We few individuals here in San Diego who became involved in Jungian analyses found it could be a very isolating experience. A half dozen individuals brought together by a mutual interest in Jungian psychology began regular meetings in my husband’s office to explore Jung’s approach to the inner world of the psyche as manifested in our personal struggles. In this little group the seeds were planted, before a more comprehensive acceptance of Jung’s work became available, when in 1965 Jack Sanford arrived to serve the ministry of St. Paul’s Episcopal Church here in San Diego.

Jack’s interest in Depth Psychology found expression in his sermons and other church services. For many in the congregation, Jung’s psychological insights presented by Jack spoke to a deep spiritual hunger and fed a growing interest in Jungian psychology. The church library had a section on Jungian psychology and a program of regular lectures was presented.
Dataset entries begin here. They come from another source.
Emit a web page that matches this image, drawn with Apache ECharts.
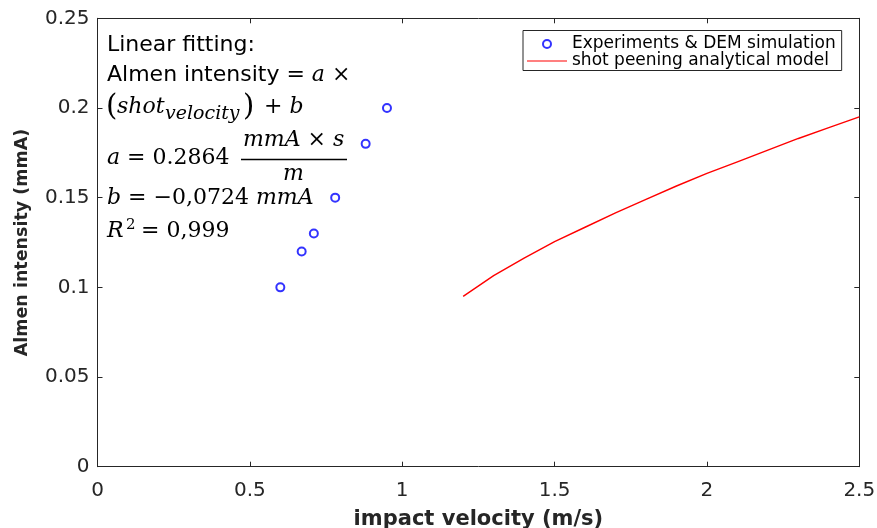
<!DOCTYPE html>
<html>
<head>
<meta charset="utf-8">
<script src="https://cdn.jsdelivr.net/npm/echarts@6/dist/echarts.min.js"></script>
<style>
  html, body { margin: 0; padding: 0; background: #fff; }
  #main { width: 877px; height: 528px; }
</style>
</head>
<body>
<div id="main"></div>
<script>
// experiments & DEM simulation (impact velocity m/s, Almen intensity mmA)
const expVelocity = [0.60, 0.67, 0.71, 0.78, 0.88, 0.95];
const expIntensity = [0.100, 0.120, 0.130, 0.150, 0.180, 0.200];
// shot peening analytical model
const modelVelocity = [1.2, 1.3, 1.4, 1.5, 1.6, 1.7, 1.8, 1.9, 2.0, 2.1, 2.2, 2.3, 2.4, 2.5];
const modelIntensity = [0.095, 0.1065, 0.1163, 0.1255, 0.1335, 0.1415, 0.149, 0.1565, 0.1635, 0.170, 0.1765, 0.183, 0.189, 0.195];
const xTicks = ['0', '0.5', '1', '1.5', '2', '2.5'];
const yTicks = ['0', '0.05', '0.1', '0.15', '0.2', '0.25'];

const axisColor = '#262626';
const sans = 'DejaVu Sans';
const serif = 'DejaVu Serif';

const chart = echarts.init(document.getElementById('main'));

// MATLAB style box: every side gets a line and inward ticks
const boxAxis = (extra) => Object.assign({
  type: 'value',
  axisLine: { show: true, onZero: false, lineStyle: { color: axisColor, width: 1 } },
  axisTick: { show: true, inside: true, length: 5, lineStyle: { color: axisColor } },
  splitLine: { show: false },
  axisLabel: { show: false }
}, extra);

const italic = { fontFamily: serif, fontStyle: 'italic', fontSize: 22 };
const upright = { fontFamily: serif, fontSize: 22 };

const option = {
  animation: false,
  backgroundColor: '#fff',
  grid: { left: 97.5, right: 17.7, top: 18.3, bottom: 61.3, containLabel: false, outerBoundsMode: 'none' },
  xAxis: [
    boxAxis({
      position: 'bottom', min: 0, max: 2.5, interval: 0.5,
      axisLabel: {
        show: true, color: axisColor, fontFamily: sans, fontSize: 20, margin: 14,
        formatter: (v) => xTicks[Math.round(v / 0.5)]
      },
      name: 'impact velocity (m/s)', nameLocation: 'middle', nameGap: 42,
      nameTextStyle: { color: axisColor, fontFamily: sans, fontSize: 21, fontWeight: 'bold' }
    }),
    boxAxis({ position: 'top', min: 0, max: 2.5, interval: 0.5 })
  ],
  yAxis: [
    boxAxis({
      position: 'left', min: 0, max: 0.25, interval: 0.05,
      axisLabel: {
        show: true, color: axisColor, fontFamily: sans, fontSize: 20, margin: 8,
        formatter: (v) => yTicks[Math.round(v / 0.05)]
      },
      name: 'Almen intensity (mmA)', nameLocation: 'middle', nameGap: 66,
      nameTextStyle: { color: axisColor, fontFamily: sans, fontSize: 17.5, fontWeight: 'bold' }
    }),
    boxAxis({ position: 'right', min: 0, max: 0.25, interval: 0.05 })
  ],
  legend: {
    orient: 'vertical',
    left: 523, top: 30.5,
    backgroundColor: '#fff',
    borderColor: axisColor, borderWidth: 1,
    padding: [5, 6, 1, 4],
    itemGap: 0,
    itemWidth: 40, itemHeight: 8,
    textStyle: { color: '#000', fontFamily: sans, fontSize: 17, lineHeight: 17 },
    data: [
      { name: 'Experiments & DEM simulation', icon: 'emptyCircle',
        itemStyle: { color: '#0000ff', borderColor: '#0000ff', borderWidth: 1.5 } },
      { name: 'shot peening analytical model', icon: 'path://M0,0 H40 V1.2 H0 Z',
        itemStyle: { color: '#ff0000' } }
    ]
  },
  series: [
    {
      name: 'Experiments & DEM simulation',
      type: 'scatter',
      symbol: 'emptyCircle',
      symbolSize: 8,
      itemStyle: { color: '#0000ff', borderColor: '#0000ff', borderWidth: 1.6 },
      data: expVelocity.map((v, i) => [v, expIntensity[i]])
    },
    {
      name: 'shot peening analytical model',
      type: 'line',
      showSymbol: false,
      symbol: 'none',
      lineStyle: { color: '#ff0000', width: 1.4 },
      itemStyle: { color: '#ff0000' },
      data: modelVelocity.map((v, i) => [v, modelIntensity[i]])
    }
  ],
  graphic: [
    { type: 'text', left: 107, top: 34, style: { text: 'Linear fitting:', fill: '#000', font: '22px ' + sans } },
    { type: 'text', left: 107, top: 64, style: {
        text: '{s|Almen intensity = }{m|a}{n| ×}', fill: '#000',
        rich: { s: { fontFamily: sans, fontSize: 22 }, m: italic, n: upright } } },
    { type: 'text', left: 106, top: 93, style: { text: '(', fill: '#000', font: '29px ' + serif } },
    { type: 'text', left: 117, top: 96, style: { text: 'shot', fill: '#000', font: 'italic 22px ' + serif } },
    { type: 'text', left: 165, top: 105, style: { text: 'velocity', fill: '#000', font: 'italic 19px ' + serif } },
    { type: 'text', left: 243, top: 93, style: { text: ')', fill: '#000', font: '29px ' + serif } },
    { type: 'text', left: 264, top: 96, style: {
        text: '{n|+ }{m|b}', fill: '#000', rich: { m: italic, n: upright } } },
    { type: 'text', left: 107, top: 147, style: {
        text: '{m|a}{n| = 0.2864}', fill: '#000', rich: { m: italic, n: upright } } },
    { type: 'text', left: 243, top: 129, style: {
        text: '{m|mmA}{n| × }{m|s}', fill: '#000', rich: { m: italic, n: upright } } },
    { type: 'line', shape: { x1: 241, y1: 159.5, x2: 347, y2: 159.5 }, style: { stroke: '#000', lineWidth: 1.5 } },
    { type: 'text', left: 283, top: 163, style: { text: 'm', fill: '#000', font: 'italic 22px ' + serif } },
    { type: 'text', left: 107, top: 187, style: {
        text: '{m|b}{n| = −0,0724 }{m|mmA}', fill: '#000', rich: { m: italic, n: upright } } },
    { type: 'text', left: 107, top: 220, style: { text: 'R', fill: '#000', font: 'italic 22px ' + serif } },
    { type: 'text', left: 126, top: 218, style: { text: '2', fill: '#000', font: '15px ' + serif } },
    { type: 'text', left: 141, top: 220, style: { text: '= 0,999', fill: '#000', font: '22px ' + serif } }
  ]
};

chart.setOption(option);
</script>
</body>
</html>
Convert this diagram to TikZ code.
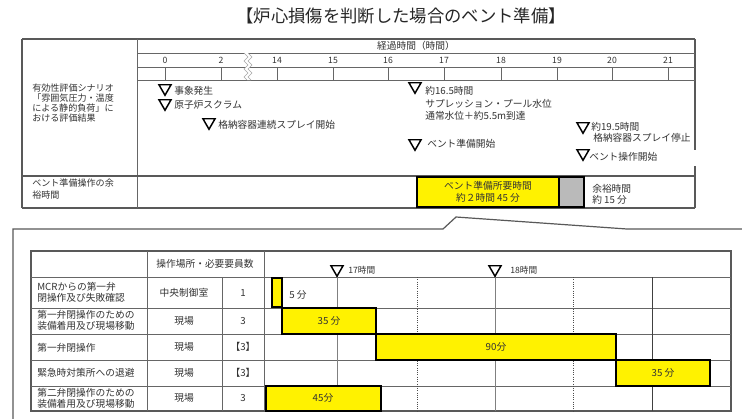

Out of this growing interest in making Jungian psychology available to the public at large, the San Diego Friends of Jung, as we know it today, was created.

Having been involved in the birth pangs of the organization from its inception and having participated in its ongoing development with all its personal and organizational complications over the years, whether serving on the board, working with the program committee, or delivering lectures, I view the overall experience as valuable beyond measure. The deeply developed working relationships, friendships with interesting lecturers one would never meet otherwise, plus involvement with an interesting community, presented an opportunity for personal enrichment and growth. What an introvert’s paradise, with an occasional serpent to keep things lively!

Now at the ripe old age of 100 years, I can no longer actively participate in the ongoing activities of The Friends of Jung but give my blessings to the younger people who continue to make the richness of this organization and these lectures possible.
Jung realized that to prevent being swept into the mob psychology of one’s chaotic times, a social group, formed of more introspective individuals joined together in the unconscious by their common interest in psychology, where they could exchange views and find companionship, is critical. As we attempt to navigate the eruption of psychic upheaval that now threatens to engulf the world, Jung’s observation that “The world hangs on a thread, and that is the psyche of man” is more relevant than ever before.